Each of the first and second embodiments has explained an example of performing noise reduction using the neural network after spreading the positive peak signal. This uses a model that has learned noise reduction using a pair of a supervisory image and an image obtained by adding noise to the supervisory image. As described above, in an image including the local positive peak signal, it is difficult to discriminate between the task of noise reduction processing and the task of interpolation processing. In each of the first and second embodiments, preprocessing is performed so the signal does not disappear at the time of inference but it is possible to improve the accuracy of deterioration restoration by also performing preprocessing at the time of learning.
In the third embodiment, a local positive peak signal is reproduced by adding noise to a supervisory image, and a student image is generated by spreading the peak signal in at least one of the spatial direction and the time direction. Then, the third embodiment will describe an example of generating a model by performing learning to reduce noise by using a pair of the supervisory image and the student image. Note that a description of contents common to the components described in the first and second embodiments among the basic components of an information processing system will be omitted, and differences will mainly be described below.
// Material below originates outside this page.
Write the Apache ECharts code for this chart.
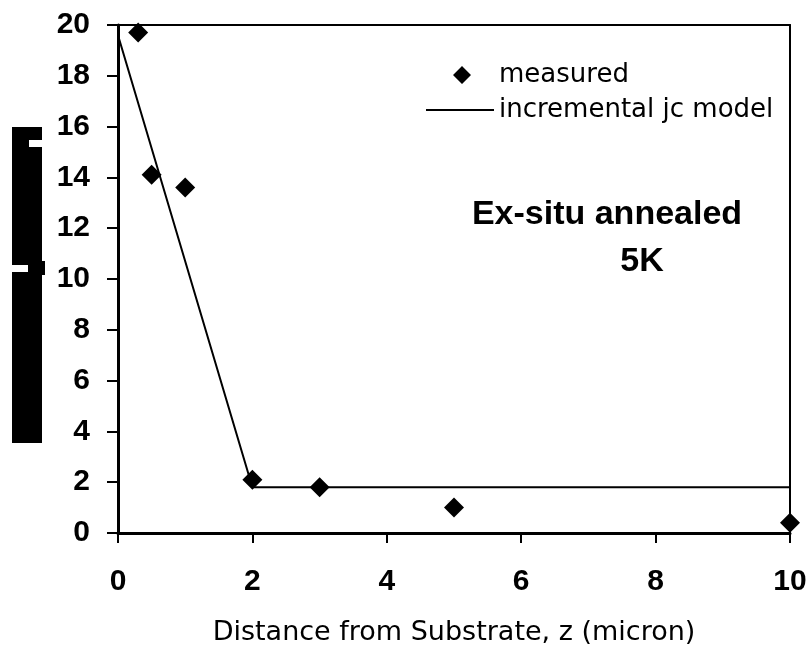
<!DOCTYPE html>
<html>
<head>
<meta charset="utf-8">
<script src="https://cdn.jsdelivr.net/npm/echarts@6/dist/echarts.min.js"></script>
<style>
  html, body { margin: 0; padding: 0; background: #fff; }
  #chart { width: 810px; height: 647px; }
</style>
</head>
<body>
<div id="chart"></div>
<script>
// Data
const measuredX = [0.3, 0.5, 1.0, 2.0, 3.0, 5.0, 10.0];
const measuredY = [19.7, 14.1, 13.6, 2.1, 1.8, 1.0, 0.4];
const modelX = [0, 2, 10];
const modelY = [19.6, 1.8, 1.8];
const seriesNames = ['measured', 'incremental jc model'];
const xTitle = 'Distance from Substrate, z (micron)';
const noteLine1 = 'Ex-situ annealed';
const noteLine2 = '5K';

const chart = echarts.init(document.getElementById('chart'), null, { renderer: 'canvas' });

const tickFont = { fontFamily: '"Liberation Sans", Arial, sans-serif', fontWeight: 'bold', fontSize: 30, color: '#000' };

const option = {
  backgroundColor: '#fff',
  animation: false,
  grid: { left: 118, right: 20, top: 25, bottom: 114, containLabel: false, outerBoundsMode: 'none' },
  legend: {
    orient: 'vertical',
    left: 421,
    top: 57,
    itemWidth: 68,
    itemHeight: 18,
    itemGap: 9,
    textStyle: { fontFamily: '"DejaVu Sans", sans-serif', fontSize: 26, color: '#000' },
    data: [
      { name: seriesNames[0], icon: 'path://M0,9L0.01,9M68,9L67.99,9M36,0L45,9L36,18L27,9Z', itemStyle: { color: '#000', opacity: 1 } },
      { name: seriesNames[1], icon: 'path://M0,0L68,0L68,2L0,2Z', itemStyle: { color: '#000' } }
    ]
  },
  xAxis: [
    {
      type: 'value', min: 0, max: 10, interval: 2,
      axisLine: { lineStyle: { color: '#000', width: 3 } },
      axisTick: { inside: false, length: 10, lineStyle: { color: '#000', width: 2 } },
      axisLabel: Object.assign({ margin: 34 }, tickFont),
      splitLine: { show: false },
      name: xTitle,
      nameLocation: 'middle',
      nameGap: 100,
      nameTextStyle: { fontFamily: '"DejaVu Sans", sans-serif', fontSize: 27, color: '#000', verticalAlign: 'middle' }
    },
    {
      type: 'value', min: 0, max: 10, position: 'top',
      axisLine: { show: true, onZero: false, lineStyle: { color: '#000', width: 2 } },
      axisTick: { show: false }, axisLabel: { show: false }, splitLine: { show: false }
    }
  ],
  yAxis: [
    {
      type: 'value', min: 0, max: 20, interval: 2,
      axisLine: { lineStyle: { color: '#000', width: 3 } },
      axisTick: { inside: false, length: 11, lineStyle: { color: '#000', width: 2 } },
      axisLabel: Object.assign({ margin: 28 }, tickFont),
      splitLine: { show: false }
    },
    {
      type: 'value', min: 0, max: 20, position: 'right',
      axisLine: { show: true, onZero: false, lineStyle: { color: '#000', width: 2 } },
      axisTick: { show: false }, axisLabel: { show: false }, splitLine: { show: false }
    }
  ],
  series: [
    {
      name: seriesNames[0],
      type: 'scatter',
      symbol: 'diamond',
      symbolSize: 20,
      itemStyle: { color: '#000', opacity: 1 },
      data: measuredX.map((x, i) => [x, measuredY[i]]),
      z: 3
    },
    {
      name: seriesNames[1],
      type: 'line',
      symbol: 'none',
      lineStyle: { color: '#000', width: 2 },
      itemStyle: { color: '#000' },
      data: modelX.map((x, i) => [x, modelY[i]]),
      z: 2
    }
  ],
  graphic: [
    { type: 'rect', shape: { x: 12, y: 127, width: 30, height: 316 }, style: { fill: '#000' } },
    { type: 'rect', shape: { x: 29, y: 140, width: 13, height: 7 }, style: { fill: '#fff' } },
    { type: 'rect', shape: { x: 12, y: 265, width: 16, height: 7 }, style: { fill: '#fff' } },
    { type: 'rect', shape: { x: 42, y: 261, width: 3, height: 14 }, style: { fill: '#000' } },
    {
      type: 'text', x: 607, y: 215,
      style: { text: noteLine1, fill: '#000', font: 'bold 34px "Liberation Sans", Arial, sans-serif', align: 'center', verticalAlign: 'middle' }
    },
    {
      type: 'text', x: 642, y: 262,
      style: { text: noteLine2, fill: '#000', font: 'bold 34px "Liberation Sans", Arial, sans-serif', align: 'center', verticalAlign: 'middle' }
    }
  ]
};

chart.setOption(option);
</script>
</body>
</html>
The functional configuration of the entire information processing system according to this embodiment will be described with reference to FIG. 10. FIG. 10 is a block diagram showing the functional configuration of the information processing system according to the third embodiment. The information processing system according to this embodiment includes an edge device 1000 and a cloud server 1010.
The function units of the edge device 1000 will be described in detail. The edge device 1000 includes a signal determination unit 1001, an inference signal interpolation unit 1002, and an inference unit 1003. The inference unit 1003 includes an inference noise amount estimation unit 1004 and an inference noise reduction unit 1005.
The signal determination unit 1001 and the inference signal interpolation unit 1002 have the same functions as those of the signal determination unit 111 and the signal interpolation unit 112 of the first embodiment, respectively.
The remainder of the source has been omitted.